In real use-case scenario, there will be a more rigorous and streamlined use cases of `train-valid-test` split that will be used, like the `k-fold corss validation` technique. But, for this tutotrial, we will be using the standard ***80-10-10*** split. That is, `80%` train, `10%` dev and `10%` test split.

In [1]:
# Preprocess the Penn Treebank dataset
import torch
import nltk
nltk.download('treebank')

from nltk.corpus import treebank

# Load the dataset
dataset = treebank.tagged_sents()

# Split into train, validation, and test sets
train_size = int(0.8 * len(dataset))
dev_size = int(0.1 * len(dataset))
test_size = len(dataset) - train_size - dev_size
train_dataset, dev_dataset, test_dataset = torch.utils.data.random_split(dataset, [train_size, dev_size, test_size])

print(train_dataset)

ModuleNotFoundError: No module named 'nltk'

# 3. Feature Extraction

In the given code, we are using the `Treebank` corpus from the `NLTK library` to extract `sentences` and `tags`. Each sentence in the corpus is a list of `(word, tag)` tuples, where word is the `token` and tag is its `part of speech` tag.

\\

The `preprocess` function takes the dataset as an input, and extracts sentences and tags using list comprehension. It converts all the words to `lowercase` to 
* reduce the vocabulary size
* ensure consistency

We also set a maximum sequence length of `25 tokens`, as longer sentences would require more computational resources.

\\

Next, we create two mappings, `word_to_idx` and `tag_to_idx`. These mappings associate each unique word and tag with a unique integer index. The `<PAD>` and `<UNK>` tokens are added to the word_to_idx mapping as the first two indices, respectively. The `<PAD>` token is used to pad sentences shorter than the maximum length, while the `<UNK>` token is used for out-of-vocabulary words.

\\

In the loop, we add the `<PAD>` tag to the end of each tag sequence until they are the same length as the sentences. Then, we add each unique tag to the tag_to_idx mapping, starting from index 1 (since 0 is reserved for `<PAD>`).

\\

Similarly, we add each unique word to the word_to_idx mapping, starting from index 2 (since 0 is reserved for `<PAD>` and 1 for `<UNK>`).

\\

Finally, we convert each word and tag to its corresponding integer index using the mappings. We create two tensors `X` and `Y`, where X contains the integer indices of the words and Y contains the integer indices of the tags. We also cast the tensors to torch.LongTensor data type.

\\

To summarize, the preprocess function takes in the dataset and returns two tensors `X` and `Y`, which are the integer indices of the words and tags respectively, and two mappings `word_to_idx` and `tag_to_idx`, which associate each unique word and tag with a unique integer index. These tensors and mappings can be used for training a POS tagging model.

In [None]:
SEQ_LEN = 25

# Create word_to_idx and tag_to_idx mappings
word_to_idx = {"<PAD>": 0, "<UNK>": 1}
tag_to_idx = {"<PAD>": 0}


def preprocess(dataset):
    # Extract sentences and tags
    sent = [[token.lower() for token, tag in sentence] for sentence in dataset]
    tags = [[tag for token, tag in sentence] for sentence in dataset]

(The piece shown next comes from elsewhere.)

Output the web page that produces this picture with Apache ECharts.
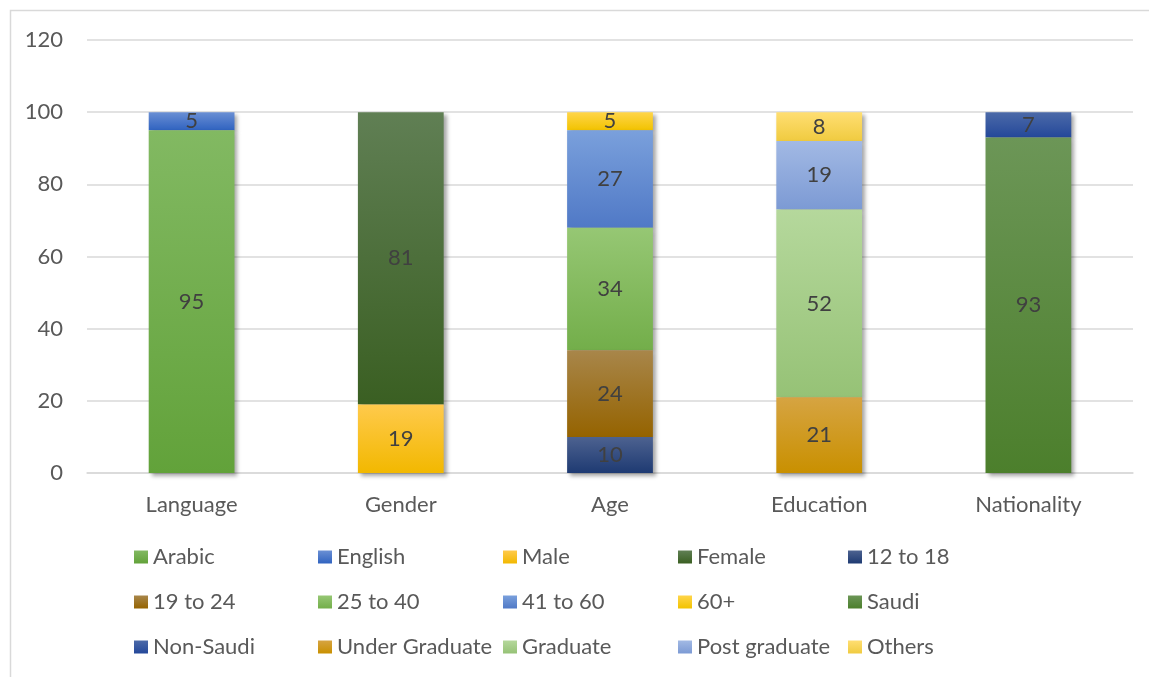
<!DOCTYPE html>
<html>
<head>
<meta charset="utf-8">
<script src="https://cdn.jsdelivr.net/npm/echarts@6/dist/echarts.min.js"></script>
<style>
html,body{margin:0;padding:0;background:#fff;}
#c{width:1149px;height:677px;}
</style>
</head>
<body>
<div id="c"></div>
<script>
var categories = ['Language', 'Gender', 'Age', 'Education', 'Nationality'];
var seriesNames = ['Arabic', 'English', 'Male', 'Female', '12 to 18',
                   '19 to 24', '25 to 40', '41 to 60', '60+', 'Saudi',
                   'Non-Saudi', 'Under Graduate', 'Graduate', 'Post graduate', 'Others'];
var arabic        = [95, null, null, null, null];
var english       = [5, null, null, null, null];
var male          = [null, 19, null, null, null];
var female        = [null, 81, null, null, null];
var age12to18     = [null, null, 10, null, null];
var age19to24     = [null, null, 24, null, null];
var age25to40     = [null, null, 34, null, null];
var age41to60     = [null, null, 27, null, null];
var age60plus     = [null, null, 5, null, null];
var saudi         = [null, null, null, null, 93];
var nonSaudi      = [null, null, null, null, 7];
var underGraduate = [null, null, null, 21, null];
var graduate      = [null, null, null, 52, null];
var postGraduate  = [null, null, null, 19, null];
var others        = [null, null, null, 8, null];
var yTicks = [0, 20, 40, 60, 80, 100, 120];

var seriesData = [arabic, english, male, female, age12to18, age19to24, age25to40,
                  age41to60, age60plus, saudi, nonSaudi, underGraduate, graduate,
                  postGraduate, others];

var gradColors = [
  ['#82b962', '#62a23a'],
  ['#6a8fd4', '#3063c0'],
  ['#ffca4c', '#f2b800'],
  ['#607f54', '#3a5f22'],
  ['#4d6290', '#1e3a72'],
  ['#a8864a', '#956300'],
  ['#96c774', '#73ae4a'],
  ['#7aa0dc', '#5079c6'],
  ['#ffd54a', '#f2c300'],
  ['#6c9657', '#4c7f2c'],
  ['#4c6aa8', '#24489a'],
  ['#d6a442', '#c99000'],
  ['#b5d89c', '#96c276'],
  ['#a2b9e4', '#7c9ad4'],
  ['#ffde72', '#f0cb40']
];

function grad(c) {
  return new echarts.graphic.LinearGradient(0, 0, 0, 1, [
    {offset: 0, color: c[0]}, {offset: 1, color: c[1]}
  ]);
}

var fontFam = 'Lato, "Open Sans", sans-serif';

var series = seriesNames.map(function (name, i) {
  return {
    name: name,
    type: 'bar',
    stack: 'total',
    barWidth: '41%',
    z: 100 - i,
    data: seriesData[i],
    itemStyle: {
      color: grad(gradColors[i]),
      shadowColor: 'rgba(0,0,0,0.35)',
      shadowBlur: 4,
      shadowOffsetX: 3,
      shadowOffsetY: 3
    },
    label: {
      show: true,
      position: 'inside',
      color: '#404040',
      fontSize: 22,
      fontFamily: fontFam
    }
  };
});

var colX = [134, 318, 503, 678, 848];
var rowY = [546, 591, 636];
var legends = seriesNames.map(function (name, i) {
  return {
    data: [name],
    left: colX[i % 5],
    top: rowY[Math.floor(i / 5)],
    itemWidth: 14,
    itemHeight: 13,
    itemGap: 0,
    icon: 'rect',
    selectedMode: false,
    padding: 0,
    textStyle: {color: '#595959', fontSize: 22, fontFamily: fontFam, padding: [0, 0, 0, 0]}
  };
});

var chart = echarts.init(document.getElementById('c'), null, {renderer: 'canvas'});
chart.setOption({
  animation: false,
  backgroundColor: '#fff',
  graphic: [{
    type: 'rect',
    shape: {x: 10.5, y: 10.5, width: 1200, height: 720},
    style: {fill: 'none', stroke: '#d9d9d9', lineWidth: 1.5},
    silent: true
  }],
  grid: {left: 87, right: 16, top: 40, bottom: 204},
  legend: legends,
  xAxis: {
    type: 'category',
    data: categories,
    axisLine: {show: true, lineStyle: {color: '#d9d9d9', width: 1.5}},
    axisTick: {show: false},
    axisLabel: {color: '#595959', fontSize: 22, fontFamily: fontFam, margin: 21}
  },
  yAxis: {
    type: 'value',
    min: yTicks[0],
    max: yTicks[yTicks.length - 1],
    interval: 20,
    axisLine: {show: false},
    axisTick: {show: false},
    splitLine: {lineStyle: {color: '#d9d9d9', width: 1.5}},
    axisLabel: {color: '#595959', fontSize: 22, fontFamily: fontFam, margin: 24}
  },
  series: series
});
</script>
</body>
</html>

    for i in range(len(sent)):
        while len(sent[i]) < SEQ_LEN:
            sent[i].append('<PAD>')
            tags[i].append('<PAD>')

        if len(sent[i]) > SEQ_LEN:
            sent[i] = sent[i][:SEQ_LEN]
            tags[i] = tags[i][:SEQ_LEN]
    
    for sentence_tags in tags:
        for tag in sentence_tags:
            if tag not in tag_to_idx:
                tag_to_idx[tag] = len(tag_to_idx)
    
    for sentence in sent:
        for word in sentence:
            if word not in word_to_idx:
                word_to_idx[word] = len(word_to_idx)

    # Convert words and tags to indices
    X = torch.tensor([[word_to_idx.get(word, 1) for word in sentence] for sentence in sent], dtype=torch.int).type(torch.LongTensor)
    Y = torch.tensor([[tag_to_idx[tag] for tag in sentence] for sentence in tags], dtype=torch.int).type(torch.LongTensor)
    
    return X, Y

In [None]:
train_X, train_Y = preprocess(train_dataset)
dev_X, dev_Y = preprocess(dev_dataset)
test_X, test_Y = preprocess(test_dataset)

In [None]:
# Print the sizes of the datasets
print(f"Number of training examples: {len(train_X)}")
print(f"Number of validation examples: {len(dev_X)}")
print(f"Number of testing examples: {len(test_X)}")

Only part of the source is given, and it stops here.